* **MATERIAL**

++++++++++++++++++++

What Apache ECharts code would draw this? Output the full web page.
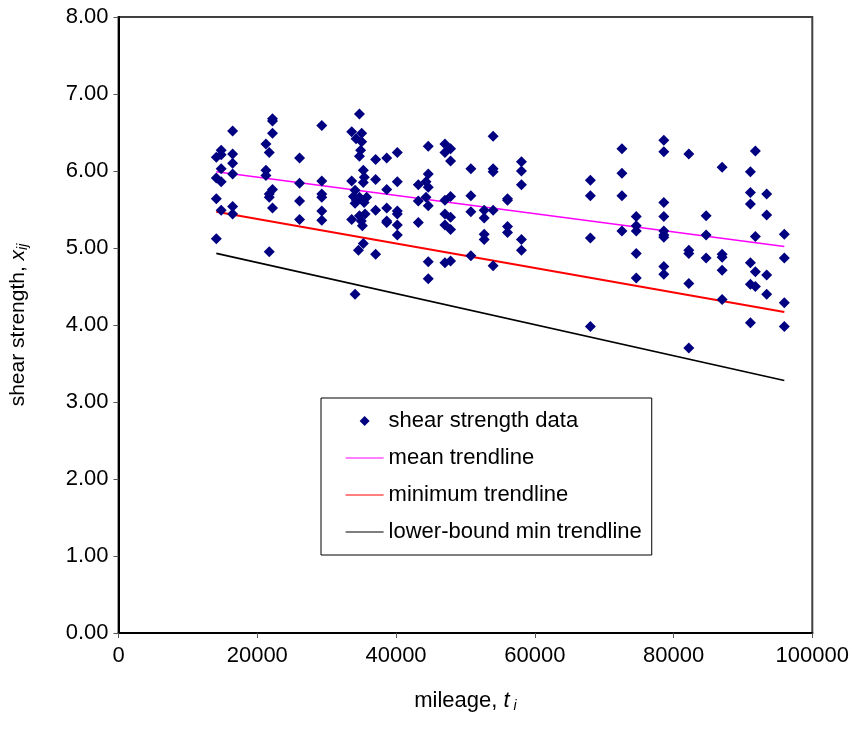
<!DOCTYPE html>
<html>
<head>
<meta charset="utf-8">
<script src="https://cdn.jsdelivr.net/npm/echarts@6/dist/echarts.min.js"></script>
<style>html,body{margin:0;padding:0;background:#fff}#c{width:852px;height:733px}</style>
</head>
<body>
<div id="c"></div>
<script>
// shear strength data points (mileage, strength)
var mileage = [
 14100,14100,14100,14100,
 14800,14800,14800,14800,14800,
 16450,16450,16450,16450,16450,16450,
 21250,21250,21250,
 21730,21730,21730,21730,
 22200,22200,22200,22200,22200,
 26100,26100,26100,26100,
 29300,29300,29300,29300,29300,29300,
 34730,33610,35050,34240,35050,34900,34730,35290,35430,33610,35290,34100,33860,34730,35770,34100,33610,34730,35540,35000,35150,35290,34580,34100,34300,35400,
 37060,37060,37060,37060,
 38660,38660,38660,38660,38660,
 40190,40190,40190,40190,40190,40190,
 43210,43210,43210,
 44320,44320,
 44650,44650,44650,44650,44650,44650,
 47050,47050,47050,47050,47050,47050,
 47860,47860,47860,47860,47860,47860,
 50790,50790,50790,50790,
 52710,52710,52710,52710,
 54000,54000,54000,54000,54000,
 56070,56070,56070,56070,
 58080,58080,58080,58080,58080,
 68010,68010,68010,68010,
 72560,72560,72560,72560,
 74630,74630,74630,74630,74630,
 78600,78600,78600,78600,78600,78600,78600,78600,78600,
 82200,82200,82200,82200,82200,
 84700,84700,84700,
 87000,87000,87000,87000,87000,
 91080,91080,91080,91080,91080,91080,
 91800,91800,91800,91800,
 93430,93430,93430,93430,
 95970,95970,95970,95970
];
var strength = [
 6.18,5.91,5.64,5.12,
 6.27,6.21,6.03,5.86,5.49,
 6.52,6.22,6.10,5.96,5.54,5.44,
 6.35,6.01,5.94,
 6.24,5.70,5.66,4.95,
 6.68,6.65,6.49,5.76,5.52,
 6.17,5.84,5.61,5.37,
 6.59,5.87,5.70,5.66,5.48,5.36,
 6.74,6.51,6.49,6.42,6.38,6.27,6.19,6.01,5.92,5.87,5.85,5.75,5.67,5.66,5.66,5.58,5.37,5.42,5.44,5.35,5.29,5.06,4.97,4.40,5.62,5.59,
 6.15,5.89,5.49,4.92,
 6.17,5.76,5.52,5.35,5.33,
 6.24,5.86,5.48,5.44,5.30,5.17,
 5.82,5.61,5.33,
 5.86,5.66,
 6.32,5.96,5.79,5.55,4.82,4.60,
 6.35,6.24,5.62,5.44,5.30,4.81,
 6.29,6.13,5.67,5.40,5.24,4.83,
 6.03,5.68,5.47,4.90,
 5.49,5.39,5.18,5.11,
 6.45,6.03,5.99,5.49,4.77,
 5.64,5.62,5.28,5.20,
 6.12,6.00,5.82,5.11,4.97,
 5.88,5.68,5.13,3.98,
 6.29,5.97,5.68,5.22,
 5.41,5.29,5.22,4.93,4.61,
 6.40,6.25,5.59,5.41,5.22,5.17,5.14,4.76,4.66,
 6.22,4.97,4.93,4.54,3.70,
 5.42,5.17,4.87,
 6.05,4.92,4.88,4.71,4.33,
 5.99,5.72,5.57,4.81,4.53,4.03,
 6.26,5.15,4.69,4.50,
 5.70,5.43,4.65,4.40,
 5.18,4.87,4.29,3.98
];
// trendline end points
var trendMileage = [14100, 95970];
var meanTrend = [5.99, 5.02];
var minTrend = [5.47, 4.17];
var lowerTrend = [4.93, 3.28];
var xTicks = [0, 20000, 40000, 60000, 80000, 100000];
var yTicks = [0, 1, 2, 3, 4, 5, 6, 7, 8];
var seriesNames = ['shear strength data', 'mean trendline', 'minimum trendline', 'lower-bound min trendline'];

function pairs(xs, ys) { return xs.map(function (x, i) { return [x, ys[i]]; }); }

var FONT = 'Liberation Sans';
var FS = 22;
// small diamond centred in a wide legend icon box (degenerate corner points fix the box)
var legendDiamond = 'path://M0,0 L0,0 M38,10 L38,10 M19,0 L24,5 L19,10 L14,5 Z';
var chart = echarts.init(document.getElementById('c'), null, { renderer: 'canvas' });
chart.setOption({
  animation: false,
  backgroundColor: '#fff',
  grid: { left: 118, right: 39, top: 17, bottom: 100, show: true, borderColor: '#404040', borderWidth: 2, backgroundColor: 'transparent' },
  xAxis: {
    type: 'value', min: xTicks[0], max: xTicks[xTicks.length - 1], interval: 20000,
    splitLine: { show: false },
    axisLine: { lineStyle: { color: '#000', width: 2 } },
    axisTick: { show: true, length: 5, lineStyle: { color: '#555' } },
    axisLabel: { color: '#000', fontFamily: FONT, fontSize: FS, margin: 12, formatter: function (v) { return String(v); } },
    name: '{a|mileage, }{b|t}{c| i}',
    nameLocation: 'middle', nameGap: 56,
    nameTextStyle: {
      rich: {
        a: { fontFamily: FONT, fontSize: FS, color: '#000' },
        b: { fontFamily: FONT, fontSize: FS, fontStyle: 'italic', color: '#000' },
        c: { fontFamily: FONT, fontSize: 14, fontStyle: 'italic', color: '#000', padding: [10, 0, 0, 0] }
      }
    }
  },
  yAxis: {
    type: 'value', min: yTicks[0], max: yTicks[yTicks.length - 1], interval: 1,
    splitLine: { show: false },
    axisLine: { show: true, lineStyle: { color: '#000', width: 2 } },
    axisTick: { show: true, length: 5, lineStyle: { color: '#555' } },
    axisLabel: { color: '#000', fontFamily: FONT, fontSize: FS, margin: 10, formatter: function (v) { return v.toFixed(2); } },
    name: '{a|shear strength, }{b|x}{c|ij}',
    nameLocation: 'middle', nameGap: 88, nameRotate: 90,
    nameTextStyle: {
      rich: {
        a: { fontFamily: FONT, fontSize: FS - 1, color: '#000' },
        b: { fontFamily: FONT, fontSize: FS - 1, fontStyle: 'italic', color: '#000' },
        c: { fontFamily: FONT, fontSize: 14, fontStyle: 'italic', color: '#000', padding: [10, 0, 0, 0] }
      }
    }
  },
  legend: {
    orient: 'vertical', left: 321, top: 398,
    backgroundColor: '#fff', borderColor: '#000', borderWidth: 1,
    padding: [12, 10, 12, 24], itemGap: 15, itemWidth: 38, itemHeight: 10,
    textStyle: { fontFamily: FONT, fontSize: FS, color: '#000' },
    data: [
      { name: seriesNames[0], icon: legendDiamond },
      { name: seriesNames[1], itemStyle: { opacity: 0 }, lineStyle: { width: 1.2 } },
      { name: seriesNames[2], itemStyle: { opacity: 0 }, lineStyle: { width: 1.2 } },
      { name: seriesNames[3], itemStyle: { opacity: 0 }, lineStyle: { width: 1.2 } }
    ]
  },
  series: [
    {
      name: seriesNames[0], type: 'scatter', symbol: 'diamond', symbolSize: 11,
      itemStyle: { color: '#000080', opacity: 1 }, data: pairs(mileage, strength), z: 5
    },
    {
      name: seriesNames[1], type: 'line', symbol: 'none', data: pairs(trendMileage, meanTrend),
      lineStyle: { color: '#FF00FF', width: 1.6 }, itemStyle: { color: '#FF00FF' }, z: 3
    },
    {
      name: seriesNames[2], type: 'line', symbol: 'none', data: pairs(trendMileage, minTrend),
      lineStyle: { color: '#FF0000', width: 2 }, itemStyle: { color: '#FF0000' }, z: 3
    },
    {
      name: seriesNames[3], type: 'line', symbol: 'none', data: pairs(trendMileage, lowerTrend),
      lineStyle: { color: '#000', width: 1.6 }, itemStyle: { color: '#000' }, z: 3
    }
  ]
});
</script>
</body>
</html>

++++++++++++++++++++

* **PROBLEM STATEMENT**
Omit pictures; set down the rest of the material word for word.

* **RESPONSE TO THE TASK**
What Apache ECharts code would draw this? Output the full web page.
<!DOCTYPE html>
<html>
<head>
<meta charset="utf-8">
<script src="https://cdn.jsdelivr.net/npm/echarts@6/dist/echarts.min.js"></script>
<style>html,body{margin:0;padding:0;background:#fff}#c{width:852px;height:733px}</style>
</head>
<body>
<div id="c"></div>
<script>
// shear strength data points (mileage, strength)
var mileage = [
 14100,14100,14100,14100,
 14800,14800,14800,14800,14800,
 16450,16450,16450,16450,16450,16450,
 21250,21250,21250,
 21730,21730,21730,21730,
 22200,22200,22200,22200,22200,
 26100,26100,26100,26100,
 29300,29300,29300,29300,29300,29300,
 34730,33610,35050,34240,35050,34900,34730,35290,35430,33610,35290,34100,33860,34730,35770,34100,33610,34730,35540,35000,35150,35290,34580,34100,34300,35400,
 37060,37060,37060,37060,
 38660,38660,38660,38660,38660,
 40190,40190,40190,40190,40190,40190,
 43210,43210,43210,
 44320,44320,
 44650,44650,44650,44650,44650,44650,
 47050,47050,47050,47050,47050,47050,
 47860,47860,47860,47860,47860,47860,
 50790,50790,50790,50790,
 52710,52710,52710,52710,
 54000,54000,54000,54000,54000,
 56070,56070,56070,56070,
 58080,58080,58080,58080,58080,
 68010,68010,68010,68010,
 72560,72560,72560,72560,
 74630,74630,74630,74630,74630,
 78600,78600,78600,78600,78600,78600,78600,78600,78600,
 82200,82200,82200,82200,82200,
 84700,84700,84700,
 87000,87000,87000,87000,87000,
 91080,91080,91080,91080,91080,91080,
 91800,91800,91800,91800,
 93430,93430,93430,93430,
 95970,95970,95970,95970
];
var strength = [
 6.18,5.91,5.64,5.12,
 6.27,6.21,6.03,5.86,5.49,
 6.52,6.22,6.10,5.96,5.54,5.44,
 6.35,6.01,5.94,
 6.24,5.70,5.66,4.95,
 6.68,6.65,6.49,5.76,5.52,
 6.17,5.84,5.61,5.37,
 6.59,5.87,5.70,5.66,5.48,5.36,
 6.74,6.51,6.49,6.42,6.38,6.27,6.19,6.01,5.92,5.87,5.85,5.75,5.67,5.66,5.66,5.58,5.37,5.42,5.44,5.35,5.29,5.06,4.97,4.40,5.62,5.59,
 6.15,5.89,5.49,4.92,
 6.17,5.76,5.52,5.35,5.33,
 6.24,5.86,5.48,5.44,5.30,5.17,
 5.82,5.61,5.33,
 5.86,5.66,
 6.32,5.96,5.79,5.55,4.82,4.60,
 6.35,6.24,5.62,5.44,5.30,4.81,
 6.29,6.13,5.67,5.40,5.24,4.83,
 6.03,5.68,5.47,4.90,
 5.49,5.39,5.18,5.11,
 6.45,6.03,5.99,5.49,4.77,
 5.64,5.62,5.28,5.20,
 6.12,6.00,5.82,5.11,4.97,
 5.88,5.68,5.13,3.98,
 6.29,5.97,5.68,5.22,
 5.41,5.29,5.22,4.93,4.61,
 6.40,6.25,5.59,5.41,5.22,5.17,5.14,4.76,4.66,
 6.22,4.97,4.93,4.54,3.70,
 5.42,5.17,4.87,
 6.05,4.92,4.88,4.71,4.33,
 5.99,5.72,5.57,4.81,4.53,4.03,
 6.26,5.15,4.69,4.50,
 5.70,5.43,4.65,4.40,
 5.18,4.87,4.29,3.98
];
// trendline end points
var trendMileage = [14100, 95970];
var meanTrend = [5.99, 5.02];
var minTrend = [5.47, 4.17];
var lowerTrend = [4.93, 3.28];
var xTicks = [0, 20000, 40000, 60000, 80000, 100000];
var yTicks = [0, 1, 2, 3, 4, 5, 6, 7, 8];
var seriesNames = ['shear strength data', 'mean trendline', 'minimum trendline', 'lower-bound min trendline'];

function pairs(xs, ys) { return xs.map(function (x, i) { return [x, ys[i]]; }); }

var FONT = 'Liberation Sans';
var FS = 22;
// small diamond centred in a wide legend icon box (degenerate corner points fix the box)
var legendDiamond = 'path://M0,0 L0,0 M38,10 L38,10 M19,0 L24,5 L19,10 L14,5 Z';
var chart = echarts.init(document.getElementById('c'), null, { renderer: 'canvas' });
chart.setOption({
  animation: false,
  backgroundColor: '#fff',
  grid: { left: 118, right: 39, top: 17, bottom: 100, show: true, borderColor: '#404040', borderWidth: 2, backgroundColor: 'transparent' },
  xAxis: {
    type: 'value', min: xTicks[0], max: xTicks[xTicks.length - 1], interval: 20000,
    splitLine: { show: false },
    axisLine: { lineStyle: { color: '#000', width: 2 } },
    axisTick: { show: true, length: 5, lineStyle: { color: '#555' } },
    axisLabel: { color: '#000', fontFamily: FONT, fontSize: FS, margin: 12, formatter: function (v) { return String(v); } },
    name: '{a|mileage, }{b|t}{c| i}',
    nameLocation: 'middle', nameGap: 56,
    nameTextStyle: {
      rich: {
        a: { fontFamily: FONT, fontSize: FS, color: '#000' },
        b: { fontFamily: FONT, fontSize: FS, fontStyle: 'italic', color: '#000' },
        c: { fontFamily: FONT, fontSize: 14, fontStyle: 'italic', color: '#000', padding: [10, 0, 0, 0] }
      }
    }
  },
  yAxis: {
    type: 'value', min: yTicks[0], max: yTicks[yTicks.length - 1], interval: 1,
    splitLine: { show: false },
    axisLine: { show: true, lineStyle: { color: '#000', width: 2 } },
    axisTick: { show: true, length: 5, lineStyle: { color: '#555' } },
    axisLabel: { color: '#000', fontFamily: FONT, fontSize: FS, margin: 10, formatter: function (v) { return v.toFixed(2); } },
    name: '{a|shear strength, }{b|x}{c|ij}',
    nameLocation: 'middle', nameGap: 88, nameRotate: 90,
    nameTextStyle: {
      rich: {
        a: { fontFamily: FONT, fontSize: FS - 1, color: '#000' },
        b: { fontFamily: FONT, fontSize: FS - 1, fontStyle: 'italic', color: '#000' },
        c: { fontFamily: FONT, fontSize: 14, fontStyle: 'italic', color: '#000', padding: [10, 0, 0, 0] }
      }
    }
  },
  legend: {
    orient: 'vertical', left: 321, top: 398,
    backgroundColor: '#fff', borderColor: '#000', borderWidth: 1,
    padding: [12, 10, 12, 24], itemGap: 15, itemWidth: 38, itemHeight: 10,
    textStyle: { fontFamily: FONT, fontSize: FS, color: '#000' },
    data: [
      { name: seriesNames[0], icon: legendDiamond },
      { name: seriesNames[1], itemStyle: { opacity: 0 }, lineStyle: { width: 1.2 } },
      { name: seriesNames[2], itemStyle: { opacity: 0 }, lineStyle: { width: 1.2 } },
      { name: seriesNames[3], itemStyle: { opacity: 0 }, lineStyle: { width: 1.2 } }
    ]
  },
  series: [
    {
      name: seriesNames[0], type: 'scatter', symbol: 'diamond', symbolSize: 11,
      itemStyle: { color: '#000080', opacity: 1 }, data: pairs(mileage, strength), z: 5
    },
    {
      name: seriesNames[1], type: 'line', symbol: 'none', data: pairs(trendMileage, meanTrend),
      lineStyle: { color: '#FF00FF', width: 1.6 }, itemStyle: { color: '#FF00FF' }, z: 3
    },
    {
      name: seriesNames[2], type: 'line', symbol: 'none', data: pairs(trendMileage, minTrend),
      lineStyle: { color: '#FF0000', width: 2 }, itemStyle: { color: '#FF0000' }, z: 3
    },
    {
      name: seriesNames[3], type: 'line', symbol: 'none', data: pairs(trendMileage, lowerTrend),
      lineStyle: { color: '#000', width: 1.6 }, itemStyle: { color: '#000' }, z: 3
    }
  ]
});
</script>
</body>
</html>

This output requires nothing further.